Under this statutory framework, where there is no valid obligation on the part of the employer, there is no obligation which can be imposed upon the Fund. Since the Connecticut Supreme Court has now held § 31-284b to be preempted by ERISA, thereby removing any obligation on the part of the employer in the first instance to provide health insurance coverage to injured workers, it is our opinion that the Fund no longer has the derivative obligation to pay the cost of health insurance benefits under §§ 31-284(d) and 31-349(e) and (f).

Therefore, reimbursement to employers for payments made under the provisions of subsection (d) of § 31-284b and subsection (e) of § 31-349 are no longer required.
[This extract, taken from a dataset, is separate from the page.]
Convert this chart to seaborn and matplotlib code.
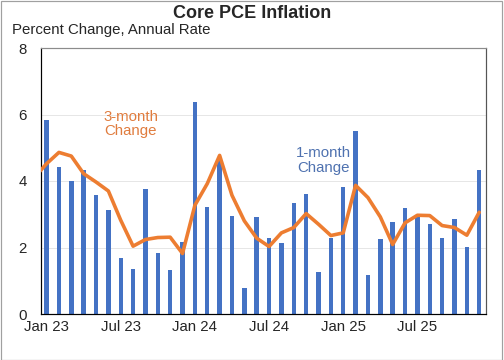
import pandas as pd
import numpy as np
import seaborn as sns
import matplotlib.pyplot as plt
from matplotlib.patches import Rectangle

# Data (monthly, annualized %)
months = pd.date_range("2023-01-01", periods=36, freq="MS")
one_month = [5.83, 4.41, 4.00, 4.33, 3.58, 3.13, 1.67, 1.34, 3.75, 1.83, 1.32, 2.18,
             6.39, 3.21, 4.68, 2.94, 0.77, 2.91, 2.30, 2.13, 3.33, 3.60, 1.26, 2.29,
             3.83, 5.50, 1.16, 2.26, 2.78, 3.20, 2.95, 2.72, 2.29, 2.85, 2.03, 4.33]
# 3-month series starts Dec 22 (clipped at the left edge)
three_month = [4.10,
               4.52, 4.86, 4.75, 4.22, 3.97, 3.70, 2.82, 2.04, 2.24, 2.30, 2.31, 1.82,
               3.27, 3.92, 4.77, 3.57, 2.80, 2.28, 2.03, 2.44, 2.60, 3.02, 2.70, 2.36,
               2.44, 3.87, 3.50, 2.92, 2.09, 2.74, 2.97, 2.96, 2.66, 2.60, 2.37, 3.06]
tick_labels = ["Jan 23", "Jul 23", "Jan 24", "Jul 24", "Jan 25", "Jul 25"]

bar_df = pd.DataFrame({"pos": np.arange(len(months)), "val": one_month})
line_df = pd.DataFrame({"pos": np.arange(-1, len(months)), "val": three_month})

sns.set_style("white")
plt.rcParams["font.family"] = ["Liberation Sans", "DejaVu Sans"]

fig = plt.figure(figsize=(7, 5), dpi=72)
ax = fig.add_axes([41 / 504, 1 - 314 / 360, (486 - 41) / 504, (314 - 48) / 360])

sns.barplot(data=bar_df, x="pos", y="val", native_scale=True, width=0.36,
            color="#4472C4", saturation=1, linewidth=0, ax=ax, zorder=2)
sns.lineplot(data=line_df, x="pos", y="val", color="#ED7D31", linewidth=3.6,
             ax=ax, zorder=3)

ax.set_xlim(-0.45, 35.55)
ax.set_ylim(0, 8)
ax.set_yticks([0, 2, 4, 6, 8])
ax.set_yticklabels(["0", "2", "4", "6", "8"], fontsize=15)
ax.yaxis.grid(True, color="#E6E6E6", linewidth=1, zorder=0)
ax.set_axisbelow(True)

ax.set_xticks(np.arange(0, 36, 6))
ax.set_xticklabels(tick_labels, fontsize=15)
ax.set_xticks(np.arange(5.5, 35, 6), minor=True)
ax.tick_params(axis="x", which="major", length=0, pad=6)
ax.tick_params(axis="x", which="minor", direction="in", length=4, width=1, color="#333333")
ax.tick_params(axis="y", length=0, pad=14)
ax.set_xlabel("")
ax.set_ylabel("")

ax.spines["left"].set_color("#000000")
ax.spines["bottom"].set_color("#000000")
ax.spines["top"].set_color("#8C8C8C")
ax.spines["right"].set_color("#555555")
for s in ax.spines.values():
    s.set_linewidth(1.2)
    s.set_visible(True)

ax.text(6.8, 5.72, "3-month\nChange", color="#E07C3E", fontsize=15,
        ha="center", va="center", linespacing=1.05)
ax.text(22.4, 4.62, "1-month\nChange", color="#4F72B0", fontsize=15,
        ha="center", va="center", linespacing=1.05)

fig.text(0.5, 1 - 13 / 360, "Core PCE Inflation", ha="center", va="center",
         fontsize=18, fontweight="bold")
fig.text(12 / 504, 1 - 30 / 360, "Percent Change, Annual Rate", ha="left",
         va="center", fontsize=15)

fig.patches.append(Rectangle((0.001, 0.001), 0.996, 0.996, transform=fig.transFigure,
                             fill=False, edgecolor="#A0A0A0", linewidth=1.2))

fig.savefig("out.png", dpi=72)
Likewise, payment of the cost of health insurance coverage for claimant's under § 31-349(f) should also be discontinued.

It is important to note that the Board of Trade decision does not affect plans that are exempt from ERISA, such as "governmental" or "church" plans. 29 U.S.C. §§ 1003(b) (1) and (2). The term "governmental plan" means "a plan established or maintained for its employees by the Government of the United States, by the government of any State or political subdivision thereof, or by any agency or instrumentality of any of the foregoing..." 29 U.S.C. §1002(32). Where the employer's plan is exempt from ERISA, the Fund remains liable for insurance benefit costs under § 31-284b, and §§ 31-349(e) and (f) because the Fund's liability is derivative of the employer's liability.

In summary, in light of the decisions in Board of Trade and Frito Lay, reimbursement by the Fund to employers maintaining employee benefit plans subject to ERISA for the cost of health insurance coverage under §§ 31-284b and 31-349(e) should be discontinued. Likewise, payment by the Fund of the cost of health insurance coverage for claimants under §31-349(f) should also be discontinued. The obligations of the Fund are unchanged with respect to insurance benefit costs relating to non-ERISA plans.

Very truly yours,

RICHARD BLUMENTHAL
ATTORNEY GENERAL

Robin L. Wilson
Assistant Attorney General

RB/RLW/ps

SECOND INJURY FUND
HEALTH INSURANCE BENEFITS
WORKERS' COMPENSATION

Conn. Gen. Stat. §§ 31-284b(d), 31-349(e) and (f) are unconstitutional as applied to insurance coverage which relates to plans covered by ERISA and thus reimbursement by the Fund to employers under §§ 31-284b(d) and 31-349(e) should be discontinued. Likewise, payment of the cost of health insurance coverage for claimant's under § 31-349(f) should also be discontinued. Employers claims for reimbursement per C.G.S. §31-284b(d) and 31-349(e) prior to the Board of Trade and Frito-Lay decisions should be paid by the Fund.